* Aim
Write out the material again word for word, dropping any images it holds.

==*==

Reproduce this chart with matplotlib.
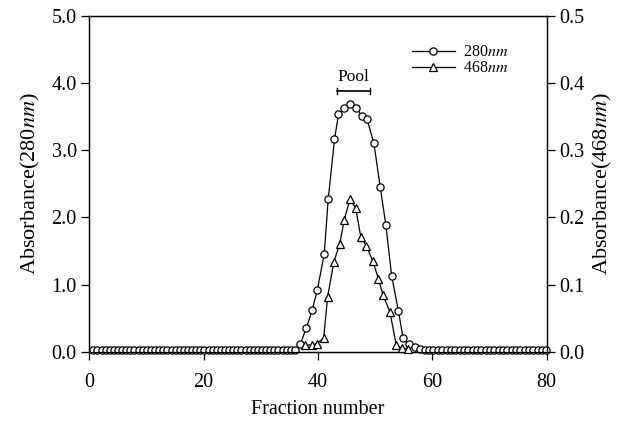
import matplotlib
matplotlib.use("Agg")
import matplotlib.pyplot as plt

plt.rcParams["font.family"] = ["Liberation Serif", "DejaVu Serif"]
plt.rcParams["mathtext.fontset"] = "stix"

# Absorbance at 280 nm (left axis) — baseline before the peak, the peak, baseline after
frac_280_pre = [0.7, 1.42, 2.14, 2.86, 3.58, 4.3, 5.02, 5.74, 6.46, 7.18,
                7.9, 8.62, 9.34, 10.06, 10.78, 11.5, 12.22, 12.94, 13.66, 14.38,
                15.1, 15.82, 16.54, 17.26, 17.98, 18.7, 19.42, 20.14, 20.86, 21.58,
                22.3, 23.02, 23.74, 24.46, 25.18, 25.9, 26.62, 27.34, 28.06, 28.78,
                29.5, 30.22, 30.94, 31.66, 32.38, 33.1, 33.82, 34.54, 35.26, 35.98]
abs_280_pre = [0.03, 0.03, 0.03, 0.03, 0.03, 0.03, 0.03, 0.03, 0.03, 0.03,
               0.03, 0.03, 0.03, 0.03, 0.03, 0.03, 0.03, 0.03, 0.03, 0.03,
               0.03, 0.03, 0.03, 0.03, 0.03, 0.03, 0.03, 0.03, 0.03, 0.03,
               0.03, 0.03, 0.03, 0.03, 0.03, 0.03, 0.03, 0.03, 0.03, 0.03,
               0.03, 0.03, 0.03, 0.03, 0.03, 0.03, 0.03, 0.03, 0.03, 0.03]
frac_280_peak = [36.9, 38.0, 39.0, 39.9, 41.1, 41.8, 42.9, 43.6, 44.6, 45.6, 46.7,
                 47.7, 48.6, 49.8, 50.9, 51.9, 52.9, 54.1, 54.9, 55.9, 56.9, 57.8]
abs_280_peak = [0.11, 0.36, 0.62, 0.92, 1.45, 2.27, 3.16, 3.53, 3.62, 3.69, 3.62,
                3.51, 3.46, 3.10, 2.45, 1.88, 1.13, 0.60, 0.20, 0.12, 0.07, 0.04]
frac_280_post = [58.7, 59.46, 60.22, 60.98, 61.74, 62.5, 63.26, 64.02, 64.78, 65.54,
                 66.3, 67.06, 67.82, 68.58, 69.34, 70.1, 70.86, 71.62, 72.38, 73.14,
                 73.9, 74.66, 75.42, 76.18, 76.94, 77.7, 78.46, 79.22, 79.98]
abs_280_post = [0.03, 0.03, 0.03, 0.03, 0.03, 0.03, 0.03, 0.03, 0.03, 0.03,
                0.03, 0.03, 0.03, 0.03, 0.03, 0.03, 0.03, 0.03, 0.03, 0.03,
                0.03, 0.03, 0.03, 0.03, 0.03, 0.03, 0.03, 0.03, 0.03]

# Absorbance at 468 nm (right axis)
frac_468 = [37.7, 38.9, 39.8, 41.0, 41.7, 42.8, 43.8, 44.6, 45.6, 46.6,
            47.5, 48.5, 49.6, 50.6, 51.4, 52.6, 53.7, 54.7, 55.8]
abs_468 = [0.01, 0.01, 0.012, 0.02, 0.082, 0.134, 0.16, 0.196, 0.227, 0.214,
           0.171, 0.157, 0.135, 0.108, 0.084, 0.059, 0.01, 0.005, 0.004]

# Pooled fractions
pool_start, pool_end, pool_level = 43.3, 49.1, 3.88

x_ticks = [0, 20, 40, 60, 80]
y_left_ticks = [0.0, 1.0, 2.0, 3.0, 4.0, 5.0]
y_right_ticks = [0.0, 0.1, 0.2, 0.3, 0.4, 0.5]

frac_280 = frac_280_pre + frac_280_peak + frac_280_post
abs_280 = abs_280_pre + abs_280_peak + abs_280_post

fig = plt.figure(figsize=(6.19, 4.21), dpi=100)
ax = fig.add_axes([0.1443, 0.1646, 0.7386, 0.7981])
ax2 = ax.twinx()

TICK_FS = 14.5
XLABEL_FS = 14.5
YLABEL_FS = 16

l280, = ax.plot(frac_280, abs_280, color="black", lw=0.9, marker="o", ms=5.2,
                mfc="white", mec="black", mew=0.9, clip_on=False, zorder=3,
                label="280$\\mathit{nm}$")
l468, = ax2.plot(frac_468, abs_468, color="black", lw=0.9, marker="^", ms=5.6,
                 mfc="white", mec="black", mew=0.9, clip_on=False, zorder=3,
                 label="468$\\mathit{nm}$")

ax.set_xlim(0, 80)
ax.set_ylim(0, 5)
ax2.set_ylim(0, 0.5)

ax.set_xticks(x_ticks)
ax.set_xticklabels([str(v) for v in x_ticks], fontsize=TICK_FS)
ax.set_yticks(y_left_ticks)
ax.set_yticklabels([f"{v:.1f}" for v in y_left_ticks], fontsize=TICK_FS)
ax2.set_yticks(y_right_ticks)
ax2.set_yticklabels([f"{v:.1f}" for v in y_right_ticks], fontsize=TICK_FS)

for a in (ax, ax2):
    a.tick_params(direction="out", length=5.5, width=0.9, pad=3.5)
    for s in a.spines.values():
        s.set_linewidth(0.9)
ax.tick_params(axis="x", pad=9.5)

ax.set_xlabel("Fraction number", fontsize=XLABEL_FS, labelpad=6)
ax.set_ylabel("Absorbance(280$\\mathit{nm}$)", fontsize=YLABEL_FS, labelpad=7)
ax2.set_ylabel("Absorbance(468$\\mathit{nm}$)", fontsize=YLABEL_FS, labelpad=5)

# Pool bracket
ax.plot([pool_start, pool_end], [pool_level, pool_level], color="black", lw=1.2)
for xe in (pool_start, pool_end):
    ax.plot([xe, xe], [pool_level - 0.04, pool_level + 0.04], color="black", lw=1.0)
ax.text((pool_start + pool_end) / 2, pool_level + 0.09, "Pool", ha="center",
        va="bottom", fontsize=12.5)

ax2.legend(handles=[l280, l468], loc="upper left", bbox_to_anchor=(0.705, 0.915),
           frameon=False, fontsize=11.5, handlelength=2.7, handletextpad=0.5,
           labelspacing=0.0, borderpad=0, borderaxespad=0)

fig.savefig("out.png", dpi=100)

==*==

* Expected answer
Reproduce this chart with matplotlib.
import matplotlib
matplotlib.use("Agg")
import matplotlib.pyplot as plt

plt.rcParams["font.family"] = ["Liberation Serif", "DejaVu Serif"]
plt.rcParams["mathtext.fontset"] = "stix"

# Absorbance at 280 nm (left axis) — baseline before the peak, the peak, baseline after
frac_280_pre = [0.7, 1.42, 2.14, 2.86, 3.58, 4.3, 5.02, 5.74, 6.46, 7.18,
                7.9, 8.62, 9.34, 10.06, 10.78, 11.5, 12.22, 12.94, 13.66, 14.38,
                15.1, 15.82, 16.54, 17.26, 17.98, 18.7, 19.42, 20.14, 20.86, 21.58,
                22.3, 23.02, 23.74, 24.46, 25.18, 25.9, 26.62, 27.34, 28.06, 28.78,
                29.5, 30.22, 30.94, 31.66, 32.38, 33.1, 33.82, 34.54, 35.26, 35.98]
abs_280_pre = [0.03, 0.03, 0.03, 0.03, 0.03, 0.03, 0.03, 0.03, 0.03, 0.03,
               0.03, 0.03, 0.03, 0.03, 0.03, 0.03, 0.03, 0.03, 0.03, 0.03,
               0.03, 0.03, 0.03, 0.03, 0.03, 0.03, 0.03, 0.03, 0.03, 0.03,
               0.03, 0.03, 0.03, 0.03, 0.03, 0.03, 0.03, 0.03, 0.03, 0.03,
               0.03, 0.03, 0.03, 0.03, 0.03, 0.03, 0.03, 0.03, 0.03, 0.03]
frac_280_peak = [36.9, 38.0, 39.0, 39.9, 41.1, 41.8, 42.9, 43.6, 44.6, 45.6, 46.7,
                 47.7, 48.6, 49.8, 50.9, 51.9, 52.9, 54.1, 54.9, 55.9, 56.9, 57.8]
abs_280_peak = [0.11, 0.36, 0.62, 0.92, 1.45, 2.27, 3.16, 3.53, 3.62, 3.69, 3.62,
                3.51, 3.46, 3.10, 2.45, 1.88, 1.13, 0.60, 0.20, 0.12, 0.07, 0.04]
frac_280_post = [58.7, 59.46, 60.22, 60.98, 61.74, 62.5, 63.26, 64.02, 64.78, 65.54,
                 66.3, 67.06, 67.82, 68.58, 69.34, 70.1, 70.86, 71.62, 72.38, 73.14,
                 73.9, 74.66, 75.42, 76.18, 76.94, 77.7, 78.46, 79.22, 79.98]
abs_280_post = [0.03, 0.03, 0.03, 0.03, 0.03, 0.03, 0.03, 0.03, 0.03, 0.03,
                0.03, 0.03, 0.03, 0.03, 0.03, 0.03, 0.03, 0.03, 0.03, 0.03,
                0.03, 0.03, 0.03, 0.03, 0.03, 0.03, 0.03, 0.03, 0.03]

# Absorbance at 468 nm (right axis)
frac_468 = [37.7, 38.9, 39.8, 41.0, 41.7, 42.8, 43.8, 44.6, 45.6, 46.6,
            47.5, 48.5, 49.6, 50.6, 51.4, 52.6, 53.7, 54.7, 55.8]
abs_468 = [0.01, 0.01, 0.012, 0.02, 0.082, 0.134, 0.16, 0.196, 0.227, 0.214,
           0.171, 0.157, 0.135, 0.108, 0.084, 0.059, 0.01, 0.005, 0.004]

# Pooled fractions
pool_start, pool_end, pool_level = 43.3, 49.1, 3.88

x_ticks = [0, 20, 40, 60, 80]
y_left_ticks = [0.0, 1.0, 2.0, 3.0, 4.0, 5.0]
y_right_ticks = [0.0, 0.1, 0.2, 0.3, 0.4, 0.5]

frac_280 = frac_280_pre + frac_280_peak + frac_280_post
abs_280 = abs_280_pre + abs_280_peak + abs_280_post

fig = plt.figure(figsize=(6.19, 4.21), dpi=100)
ax = fig.add_axes([0.1443, 0.1646, 0.7386, 0.7981])
ax2 = ax.twinx()

TICK_FS = 14.5
XLABEL_FS = 14.5
YLABEL_FS = 16

l280, = ax.plot(frac_280, abs_280, color="black", lw=0.9, marker="o", ms=5.2,
                mfc="white", mec="black", mew=0.9, clip_on=False, zorder=3,
                label="280$\\mathit{nm}$")
l468, = ax2.plot(frac_468, abs_468, color="black", lw=0.9, marker="^", ms=5.6,
                 mfc="white", mec="black", mew=0.9, clip_on=False, zorder=3,
                 label="468$\\mathit{nm}$")

ax.set_xlim(0, 80)
ax.set_ylim(0, 5)
ax2.set_ylim(0, 0.5)

ax.set_xticks(x_ticks)
ax.set_xticklabels([str(v) for v in x_ticks], fontsize=TICK_FS)
ax.set_yticks(y_left_ticks)
ax.set_yticklabels([f"{v:.1f}" for v in y_left_ticks], fontsize=TICK_FS)
ax2.set_yticks(y_right_ticks)
ax2.set_yticklabels([f"{v:.1f}" for v in y_right_ticks], fontsize=TICK_FS)

for a in (ax, ax2):
    a.tick_params(direction="out", length=5.5, width=0.9, pad=3.5)
    for s in a.spines.values():
        s.set_linewidth(0.9)
ax.tick_params(axis="x", pad=9.5)

ax.set_xlabel("Fraction number", fontsize=XLABEL_FS, labelpad=6)
ax.set_ylabel("Absorbance(280$\\mathit{nm}$)", fontsize=YLABEL_FS, labelpad=7)
ax2.set_ylabel("Absorbance(468$\\mathit{nm}$)", fontsize=YLABEL_FS, labelpad=5)

# Pool bracket
ax.plot([pool_start, pool_end], [pool_level, pool_level], color="black", lw=1.2)
for xe in (pool_start, pool_end):
    ax.plot([xe, xe], [pool_level - 0.04, pool_level + 0.04], color="black", lw=1.0)
ax.text((pool_start + pool_end) / 2, pool_level + 0.09, "Pool", ha="center",
        va="bottom", fontsize=12.5)

ax2.legend(handles=[l280, l468], loc="upper left", bbox_to_anchor=(0.705, 0.915),
           frameon=False, fontsize=11.5, handlelength=2.7, handletextpad=0.5,
           labelspacing=0.0, borderpad=0, borderaxespad=0)

fig.savefig("out.png", dpi=100)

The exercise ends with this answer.